EMILY’S BIRTHDAY ALWAYS MEANS the start of summer for me. When my waters broke six years ago and I took a cab to the hospital, there were people sitting at café tables on the pavements and spilling into the street and it felt as though the whole city was in carnival for the arrival of my child.

The day before her party, I do the supermarket shop with Ben. Do the supermarket shop. Who could imagine that such a small sentence could contain so much pain: an Oresteia of suffering.

First off, I try to liberate one of the extra-wide trolleys, which is in coitus with the trolley outside the store; I pull and push with one hand, holding on to runaway toddler with the other.

An aviary on wheels, the extra-wide trolley is roughly as maneuverable as the Isle of Wight. I try to persuade Ben to sit in the baby seat. He declines, preferring to ride in the cargo hold where he can eject any purchase he disapproves of. In desperation, I crack open a box of Mini Milks and give him two; while both his hands are full of lolly, I slip him into the seat and snap the clips (bad, bad, bribing mother). Now all that remains is to track down the thirty-seven items on my list. After I threw the radio at him this morning, Richard said he thought the whole birthday thing was perhaps stressing me out a little. Why didn’t I take a break and he’d do the supermarket shop? Impossible, I said, he would buy all the wrong things.

“But there’s a list, Kate,” he reasoned, in his man-in-a-white-coat voice. “How could I possibly go wrong?”

What every woman knows and no man can ever grasp is that even if he brings home everything on the list, he will still not have got the right things. Why?

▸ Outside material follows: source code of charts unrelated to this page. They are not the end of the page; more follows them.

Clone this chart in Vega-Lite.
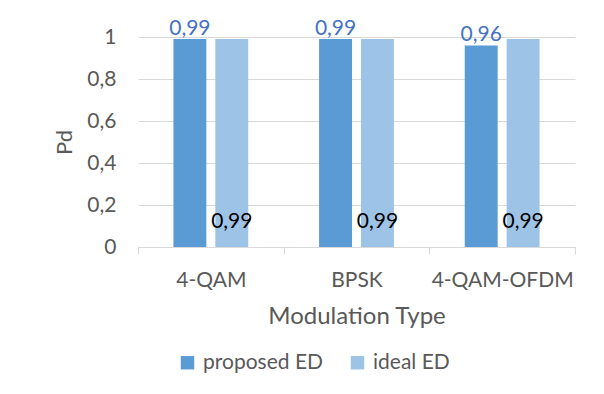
{
  "$schema": "https://vega.github.io/schema/vega-lite/v6.json",
  "width": 437,
  "height": 210,
  "autosize": "none",
  "padding": {"left": 138, "top": 37, "right": 29, "bottom": 147},
  "background": "white",
  "data": {
    "values": [
      {"modulation": "4-QAM", "series": "proposed ED", "pd": 0.99},
      {"modulation": "4-QAM", "series": "ideal ED", "pd": 0.99},
      {"modulation": "BPSK", "series": "proposed ED", "pd": 0.99},
      {"modulation": "BPSK", "series": "ideal ED", "pd": 0.99},
      {"modulation": "4-QAM-OFDM", "series": "proposed ED", "pd": 0.96},
      {"modulation": "4-QAM-OFDM", "series": "ideal ED", "pd": 0.99}
    ]
  },
  "config": {
    "font": "Lato",
    "view": {"stroke": null},
    "locale": {
      "number": {"decimal": ",", "thousands": ".", "grouping": [3], "currency": ["", " €"]}
    }
  },
  "encoding": {
    "x": {
      "field": "modulation",
      "type": "nominal",
      "sort": ["4-QAM", "BPSK", "4-QAM-OFDM"],
      "scale": {"paddingInner": 0, "paddingOuter": 0},
      "title": "Modulation Type",
      "axis": {
        "labelAngle": 0,
        "labelFontSize": 21,
        "labelColor": "#595959",
        "labelPadding": 15,
        "tickBand": "extent",
        "tickSize": 7,
        "tickColor": "#D9D9D9",
        "domainColor": "#D9D9D9",
        "domainWidth": 1,
        "grid": false,
        "titleFontSize": 24,
        "titleFontWeight": "normal",
        "titleColor": "#595959",
        "titlePadding": 14
      }
    },
    "xOffset": {
      "field": "series",
      "type": "nominal",
      "sort": ["proposed ED", "ideal ED"],
      "scale": {"paddingInner": 0.214, "paddingOuter": 0.845}
    }
  },
  "layer": [
    {
      "mark": {"type": "bar"},
      "encoding": {
        "y": {
          "field": "pd",
          "type": "quantitative",
          "scale": {"domain": [0, 1], "nice": false},
          "title": "Pd",
          "axis": {
            "values": [0, 0.2, 0.4, 0.6, 0.8, 1],
            "format": "~g",
            "domain": false,
            "ticks": false,
            "grid": true,
            "gridColor": "#D9D9D9",
            "labelFontSize": 21,
            "labelColor": "#595959",
            "labelPadding": 22,
            "titleFontSize": 22,
            "titleFontWeight": "normal",
            "titleColor": "#595959",
            "titlePadding": 10
          }
        },
        "color": {
          "field": "series",
          "type": "nominal",
          "sort": ["proposed ED", "ideal ED"],
          "scale": {"domain": ["proposed ED", "ideal ED"], "range": ["#5B9BD5", "#9DC3E6"]},
          "legend": {
            "title": null,
            "orient": "none",
            "direction": "horizontal",
            "legendX": 39,
            "legendY": 315,
            "symbolType": "square",
            "symbolSize": 180,
            "symbolStrokeWidth": 0,
            "symbolOpacity": 1,
            "labelFontSize": 21,
            "labelColor": "#595959",
            "labelOffset": 5,
            "columnPadding": 24
          }
        }
      }
    },
    {
      "transform": [{"filter": "datum.series === 'proposed ED'"}],
      "mark": {"type": "text", "baseline": "alphabetic", "dy": -4, "fontSize": 21, "color": "#4472C4"},
      "encoding": {
        "y": {"field": "pd", "type": "quantitative"},
        "text": {"field": "pd", "type": "quantitative", "format": ".2f"}
      }
    },
    {
      "transform": [{"filter": "datum.series === 'ideal ED'"}],
      "mark": {"type": "text", "baseline": "alphabetic", "dy": -19, "fontSize": 21, "color": "#000000"},
      "encoding": {
        "y": {"datum": 0, "type": "quantitative"},
        "text": {"field": "pd", "type": "quantitative", "format": ".2f"}
      }
    }
  ]
}
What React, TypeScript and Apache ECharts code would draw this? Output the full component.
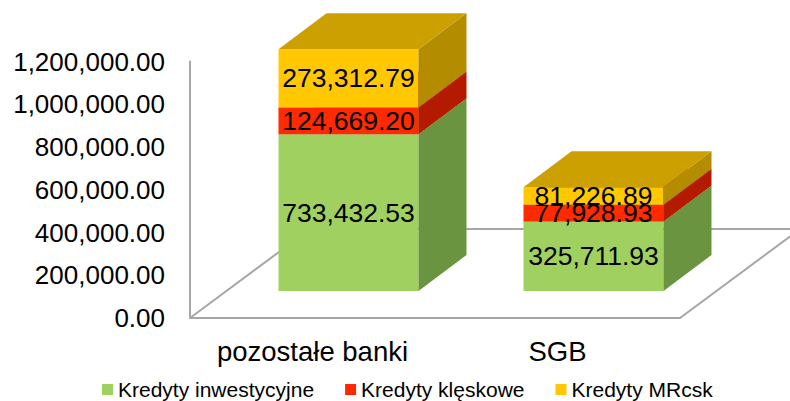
import React, { useEffect, useRef } from "react";
import * as echarts from "echarts";

const categories = ["pozostałe banki", "SGB"];
const seriesNames = ["Kredyty inwestycyjne", "Kredyty klęskowe", "Kredyty MRcsk"];
const inwestycyjne = [733432.53, 325711.93];
const kleskowe = [124669.2, 77928.93];
const mrcsk = [273312.79, 81226.89];
const yTicks = { min: 0, max: 1200000, interval: 200000 };

const FONT = "'Liberation Sans', Arial, sans-serif";
const faceColors = [
  { front: "#A0D160", side: "#6B9440", top: "#86B350" },
  { front: "#FF2A00", side: "#B31A00", top: "#CC2200" },
  { front: "#FFC800", side: "#B38C00", top: "#CCA000" },
];

function fmt(v: number): string {
  const s = v.toFixed(2);
  const [i, d] = s.split(".");
  return i.replace(/\B(?=(\d{3})+(?!\d))/g, ",") + "." + d;
}

export default function App() {
  const ref = useRef<HTMLDivElement>(null);
  useEffect(() => {
    if (!ref.current) return;
    const chart = echarts.init(ref.current, undefined, { renderer: "svg" });
    const layers = [inwestycyjne, kleskowe, mrcsk];
    const bases = layers.map((_, li) =>
      categories.map((_, ci) => {
        let s = 0;
        for (let k = 0; k < li; k++) s += layers[k][ci];
        return s;
      })
    );

    // front-plane -> bar-plane offset, bar geometry
    const OX = 36, OY = -27, DX = 48, DY = -36, BARW = 140;
    const FX = 120, FY = -89;

    const barSeries = layers.map((arr, li) => ({
      type: "custom",
      name: seriesNames[li],
      itemStyle: { color: faceColors[li].front },
      data: arr.map((v, ci) => [ci, v, bases[li][ci]]),
      renderItem: (params: any, api: any) => {
        const ci = api.value(0);
        const v = api.value(1);
        const b = api.value(2);
        const p0 = api.coord([ci, b]);
        const p1 = api.coord([ci, b + v]);
        const cx = p0[0] + OX;
        const yb = p0[1] + OY;
        const yt = p1[1] + OY;
        const xl = cx - BARW / 2;
        const xr = cx + BARW / 2;
        const c = faceColors[li];
        return {
          type: "group",
          children: [
            {
              type: "rect",
              shape: { x: xl, y: yt, width: BARW, height: yb - yt },
              style: { fill: c.front },
            },
            {
              type: "polygon",
              shape: { points: [[xr, yb], [xr + DX, yb + DY], [xr + DX, yt + DY], [xr, yt]] },
              style: { fill: c.side },
            },
            {
              type: "polygon",
              shape: { points: [[xl, yt], [xr, yt], [xr + DX, yt + DY], [xl + DX, yt + DY]] },
              style: { fill: c.top },
            },
            {
              type: "text",
              x: cx,
              y: (yt + yb) / 2,
              style: {
                text: fmt(v),
                fill: "#000",
                fontSize: 26.5,
                fontFamily: FONT,
                align: "center",
                verticalAlign: "middle",
              },
            },
          ],
        };
      },
    }));

    const floorSeries = {
      type: "custom",
      name: "floor",
      silent: true,
      data: [[0, 0]],
      renderItem: (params: any, api: any) => {
        const band = api.size([1, 0])[0];
        const a = api.coord([0, 0]);
        const b = api.coord([categories.length - 1, 0]);
        const left = a[0] - band / 2;
        const right = b[0] + band / 2;
        const y0 = a[1];
        const st = { stroke: "#A6A6A6", lineWidth: 2, fill: "none" };
        return {
          type: "group",
          children: [
            { type: "line", shape: { x1: left, y1: y0, x2: left + FX, y2: y0 + FY }, style: st },
            { type: "line", shape: { x1: left + FX, y1: y0 + FY, x2: right + FX, y2: y0 + FY }, style: st },
            { type: "line", shape: { x1: right, y1: y0, x2: right + FX, y2: y0 + FY }, style: st },
          ],
        };
      },
    };

    chart.setOption({
      animation: false,
      grid: { left: 190, right: 110, top: 61.5, bottom: 83 },
      legend: {
        data: seriesNames,
        left: 97,
        top: 374,
        icon: "rect",
        itemWidth: 11,
        itemHeight: 11,
        itemGap: 31,
        textStyle: { fontSize: 21, fontFamily: FONT, color: "#000" },
      },
      xAxis: {
        type: "category",
        data: categories,
        axisLine: { show: true, lineStyle: { color: "#A6A6A6", width: 2 } },
        axisTick: { show: false },
        axisLabel: { interval: 0, fontSize: 27.5, fontFamily: FONT, color: "#000", margin: 19 },
      },
      yAxis: {
        type: "value",
        min: yTicks.min,
        max: yTicks.max,
        interval: yTicks.interval,
        axisLine: { show: true, lineStyle: { color: "#A6A6A6", width: 2 } },
        axisTick: { show: false },
        splitLine: { show: false },
        axisLabel: {
          fontSize: 26,
          fontFamily: FONT,
          color: "#000",
          margin: 25,
          formatter: (v: number) => fmt(v),
        },
      },
      series: [floorSeries, ...barSeries],
    });
    return () => chart.dispose();
  }, []);
  return (
    <div
      ref={ref}
      style={{ position: "absolute", left: 0, top: 0, width: 790, height: 401, background: "#fff" }}
    />
  );
}
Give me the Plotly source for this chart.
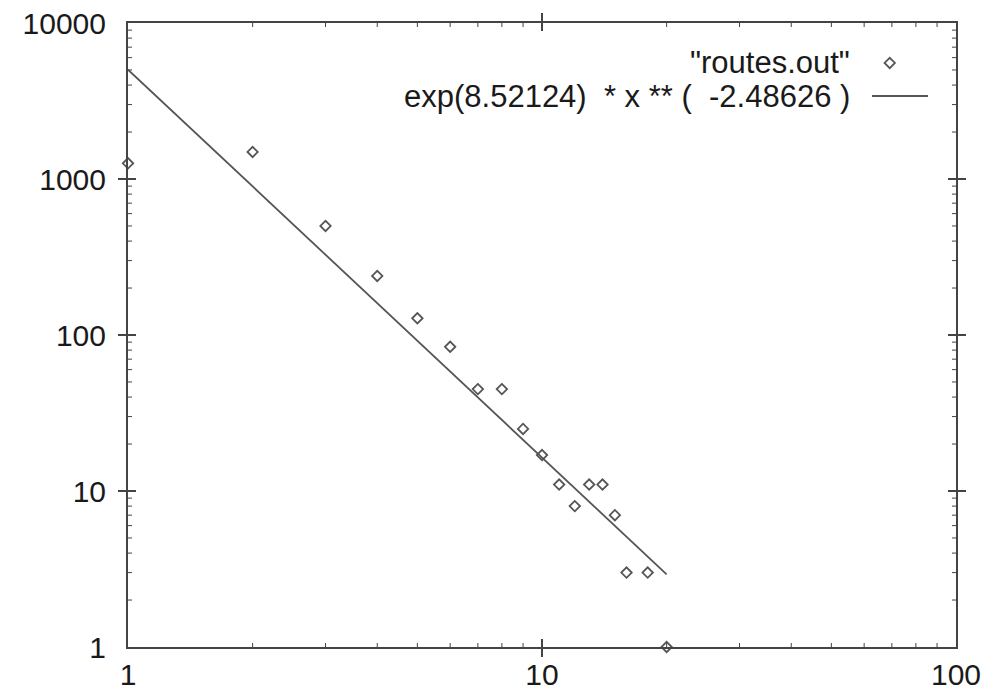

Because the woman truly believes that if she had gone to the supermarket she would have made better choices: a plumper chicken from a more luxuriantly pastured region of France, a yummier yogurt, the exact salad leaf she has yearned for and whose precise name had, until the epiphany in front of the Healthy Eating cabinet, eluded her. Men make lists to order the world, to tie it down; for women, lists are the start of something, the coordinates by which we plot our journey to freedom. Don’t get me wrong here: I’m not claiming that any of this is fair. When a woman buys an item not on the list which turns out to be inedible, this is called “an experiment”; when a man does the same thing, it is “a waste of money.”